## PROBLEM TO SOLVE
Retype the data that follows line by line, exactly, and leave its pictures out.

(Source code of charts)
*****

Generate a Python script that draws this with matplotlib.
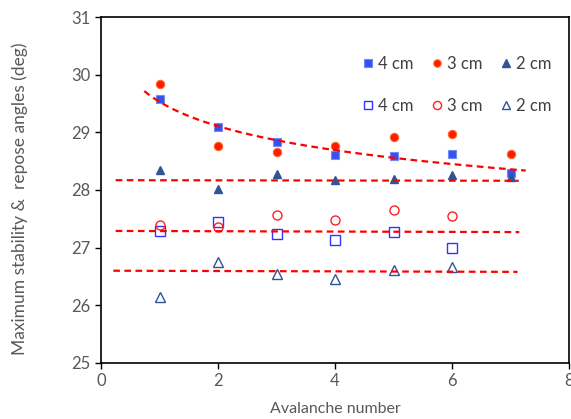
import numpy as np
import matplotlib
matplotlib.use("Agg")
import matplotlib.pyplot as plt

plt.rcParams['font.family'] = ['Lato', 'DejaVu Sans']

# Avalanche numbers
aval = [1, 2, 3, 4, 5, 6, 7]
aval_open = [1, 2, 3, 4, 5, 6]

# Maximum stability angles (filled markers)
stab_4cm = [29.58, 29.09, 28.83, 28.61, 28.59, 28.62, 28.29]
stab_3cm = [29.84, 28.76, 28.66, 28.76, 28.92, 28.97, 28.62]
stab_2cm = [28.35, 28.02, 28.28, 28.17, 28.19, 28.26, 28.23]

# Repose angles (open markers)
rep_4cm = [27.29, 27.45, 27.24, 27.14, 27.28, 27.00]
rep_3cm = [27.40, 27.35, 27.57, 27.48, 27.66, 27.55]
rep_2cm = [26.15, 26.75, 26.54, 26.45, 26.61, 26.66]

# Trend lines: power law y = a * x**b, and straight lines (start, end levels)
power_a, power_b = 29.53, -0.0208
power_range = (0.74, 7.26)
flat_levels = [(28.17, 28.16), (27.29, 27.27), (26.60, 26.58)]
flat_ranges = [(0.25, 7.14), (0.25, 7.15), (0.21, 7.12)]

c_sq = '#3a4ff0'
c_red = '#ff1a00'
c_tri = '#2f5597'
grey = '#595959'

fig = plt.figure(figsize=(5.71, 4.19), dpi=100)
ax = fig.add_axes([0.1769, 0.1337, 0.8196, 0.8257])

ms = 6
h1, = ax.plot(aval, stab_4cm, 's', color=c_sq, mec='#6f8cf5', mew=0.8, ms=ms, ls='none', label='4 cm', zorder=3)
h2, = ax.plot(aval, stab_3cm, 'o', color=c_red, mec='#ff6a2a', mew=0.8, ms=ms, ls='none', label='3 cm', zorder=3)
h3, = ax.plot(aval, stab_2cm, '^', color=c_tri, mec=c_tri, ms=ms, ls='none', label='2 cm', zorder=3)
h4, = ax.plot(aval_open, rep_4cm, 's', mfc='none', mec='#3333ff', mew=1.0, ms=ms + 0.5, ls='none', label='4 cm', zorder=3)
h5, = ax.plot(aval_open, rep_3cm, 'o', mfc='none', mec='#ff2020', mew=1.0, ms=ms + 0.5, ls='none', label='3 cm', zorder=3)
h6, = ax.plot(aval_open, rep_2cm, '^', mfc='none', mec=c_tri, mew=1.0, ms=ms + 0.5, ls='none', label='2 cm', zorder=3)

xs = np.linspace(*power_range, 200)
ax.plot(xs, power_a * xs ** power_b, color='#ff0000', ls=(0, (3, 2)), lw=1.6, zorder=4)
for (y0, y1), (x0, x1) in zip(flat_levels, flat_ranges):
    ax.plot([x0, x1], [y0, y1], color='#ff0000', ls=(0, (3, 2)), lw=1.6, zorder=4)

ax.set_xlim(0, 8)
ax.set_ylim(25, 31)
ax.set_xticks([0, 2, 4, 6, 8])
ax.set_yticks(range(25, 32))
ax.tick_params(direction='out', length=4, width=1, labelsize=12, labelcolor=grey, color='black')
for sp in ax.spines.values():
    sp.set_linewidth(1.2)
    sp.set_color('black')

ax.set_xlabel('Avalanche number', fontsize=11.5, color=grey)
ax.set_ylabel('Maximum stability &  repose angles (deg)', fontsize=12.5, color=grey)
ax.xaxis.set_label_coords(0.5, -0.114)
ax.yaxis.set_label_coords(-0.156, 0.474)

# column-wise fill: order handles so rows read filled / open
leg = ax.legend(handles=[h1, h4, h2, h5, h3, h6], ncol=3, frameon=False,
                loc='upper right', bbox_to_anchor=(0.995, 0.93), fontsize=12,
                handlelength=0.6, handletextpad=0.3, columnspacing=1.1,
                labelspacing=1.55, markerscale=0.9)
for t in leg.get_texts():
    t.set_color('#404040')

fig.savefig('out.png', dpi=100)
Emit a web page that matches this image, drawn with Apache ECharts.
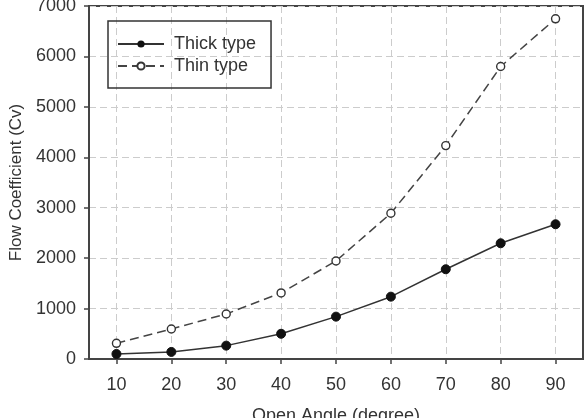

*****

## SOLUTION FOR THIS TASK
Generate a Python script that draws this with matplotlib.
import numpy as np
import matplotlib
matplotlib.use("Agg")
import matplotlib.pyplot as plt

plt.rcParams['font.family'] = ['Lato', 'DejaVu Sans']

# Avalanche numbers
aval = [1, 2, 3, 4, 5, 6, 7]
aval_open = [1, 2, 3, 4, 5, 6]

# Maximum stability angles (filled markers)
stab_4cm = [29.58, 29.09, 28.83, 28.61, 28.59, 28.62, 28.29]
stab_3cm = [29.84, 28.76, 28.66, 28.76, 28.92, 28.97, 28.62]
stab_2cm = [28.35, 28.02, 28.28, 28.17, 28.19, 28.26, 28.23]

# Repose angles (open markers)
rep_4cm = [27.29, 27.45, 27.24, 27.14, 27.28, 27.00]
rep_3cm = [27.40, 27.35, 27.57, 27.48, 27.66, 27.55]
rep_2cm = [26.15, 26.75, 26.54, 26.45, 26.61, 26.66]

# Trend lines: power law y = a * x**b, and straight lines (start, end levels)
power_a, power_b = 29.53, -0.0208
power_range = (0.74, 7.26)
flat_levels = [(28.17, 28.16), (27.29, 27.27), (26.60, 26.58)]
flat_ranges = [(0.25, 7.14), (0.25, 7.15), (0.21, 7.12)]

c_sq = '#3a4ff0'
c_red = '#ff1a00'
c_tri = '#2f5597'
grey = '#595959'

fig = plt.figure(figsize=(5.71, 4.19), dpi=100)
ax = fig.add_axes([0.1769, 0.1337, 0.8196, 0.8257])

ms = 6
h1, = ax.plot(aval, stab_4cm, 's', color=c_sq, mec='#6f8cf5', mew=0.8, ms=ms, ls='none', label='4 cm', zorder=3)
h2, = ax.plot(aval, stab_3cm, 'o', color=c_red, mec='#ff6a2a', mew=0.8, ms=ms, ls='none', label='3 cm', zorder=3)
h3, = ax.plot(aval, stab_2cm, '^', color=c_tri, mec=c_tri, ms=ms, ls='none', label='2 cm', zorder=3)
h4, = ax.plot(aval_open, rep_4cm, 's', mfc='none', mec='#3333ff', mew=1.0, ms=ms + 0.5, ls='none', label='4 cm', zorder=3)
h5, = ax.plot(aval_open, rep_3cm, 'o', mfc='none', mec='#ff2020', mew=1.0, ms=ms + 0.5, ls='none', label='3 cm', zorder=3)
h6, = ax.plot(aval_open, rep_2cm, '^', mfc='none', mec=c_tri, mew=1.0, ms=ms + 0.5, ls='none', label='2 cm', zorder=3)

xs = np.linspace(*power_range, 200)
ax.plot(xs, power_a * xs ** power_b, color='#ff0000', ls=(0, (3, 2)), lw=1.6, zorder=4)
for (y0, y1), (x0, x1) in zip(flat_levels, flat_ranges):
    ax.plot([x0, x1], [y0, y1], color='#ff0000', ls=(0, (3, 2)), lw=1.6, zorder=4)

ax.set_xlim(0, 8)
ax.set_ylim(25, 31)
ax.set_xticks([0, 2, 4, 6, 8])
ax.set_yticks(range(25, 32))
ax.tick_params(direction='out', length=4, width=1, labelsize=12, labelcolor=grey, color='black')
for sp in ax.spines.values():
    sp.set_linewidth(1.2)
    sp.set_color('black')

ax.set_xlabel('Avalanche number', fontsize=11.5, color=grey)
ax.set_ylabel('Maximum stability &  repose angles (deg)', fontsize=12.5, color=grey)
ax.xaxis.set_label_coords(0.5, -0.114)
ax.yaxis.set_label_coords(-0.156, 0.474)

# column-wise fill: order handles so rows read filled / open
leg = ax.legend(handles=[h1, h4, h2, h5, h3, h6], ncol=3, frameon=False,
                loc='upper right', bbox_to_anchor=(0.995, 0.93), fontsize=12,
                handlelength=0.6, handletextpad=0.3, columnspacing=1.1,
                labelspacing=1.55, markerscale=0.9)
for t in leg.get_texts():
    t.set_color('#404040')

fig.savefig('out.png', dpi=100)
Emit a web page that matches this image, drawn with Apache ECharts.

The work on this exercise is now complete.